The City keeper, despite not playing, subsequently hailed the experience as a positive one that would benefit his development and which provided an insight into the unique environment, pressure and media gaze of tournament football. After the Three Lions had been dismantled in Bloemfontein, Hart was quickly installed as number one.

At Euro 2012, he was a commanding, authoritative figure - which even led to calls for him to take over the captaincy. The 14 saves he made in the group stages was the most of any player, and he kept Italy at bay for 120 minutes before a penalty shoot-out. Sadly he was unable to save any of the Azzurri’s spot-kicks and was humbled by Andrea Pirlo’s cheeky 'panenka'.

There are, however, reasons to be optimistic regarding Hart’s shoot-out abilities based on his performance at the European Under-21 Championship in 2009. In the semi-finals against Sweden he saved a crucial penalty and scored one himself, rifling the ball into the top corner, though his over-zealous gamesmanship also earned a yellow card that ruled him out of the final.


Hart will be England’s undisputed No.1 in Brazil, and rightly so. After putting his early season errors behind him, he has made a near-total return to the assured presence that saw him hailed as one of Europe’s finest young goalkeepers not so long ago.

Talkative and imposing, Hart will be expected to play a major role in organising and marshalling the back-line, with Roy Hodgson likely to be favouring a defence-first policy in Brazil. Should penalties be required, Hart may even step up to take one himself.

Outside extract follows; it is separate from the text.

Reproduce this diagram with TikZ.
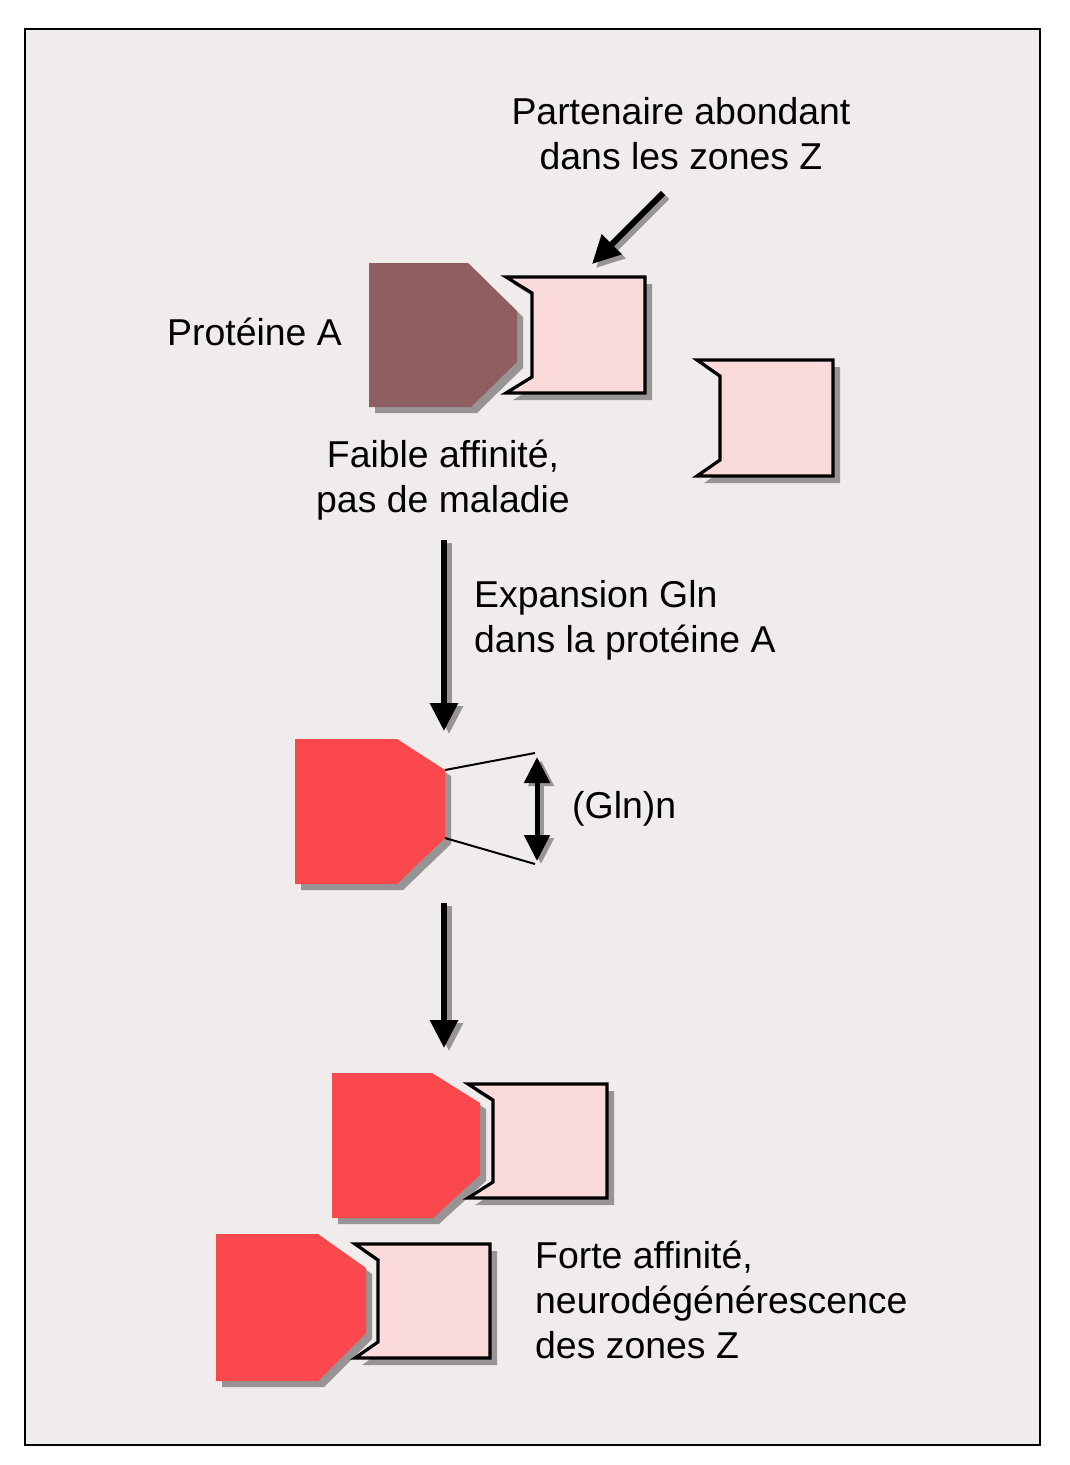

In South Africa, ex England boss Fabio Capello was eager to see Hart pass the ball out from the back and begin attacks, something which the City keeper (as his 47% pass success this season attests) is not particularly comfortable doing. Hodgson, though, is considerably more direct than his predecessor and the potential presence of Rickie Lambert could see Hart’s long hoofs forward utilised rather than berated.

Goalkeeping coach Dave Watson, meanwhile, may use his time with Hart to erase some bad habits, such as his ill-advised dashes to the edge of the box – and beyond. He is certainly not a sweeper-keeper, and it his attempts at cleaning up that have cost England in the past, with Zlatan Ibrahimovich notably benefiting in acrobatic fashion.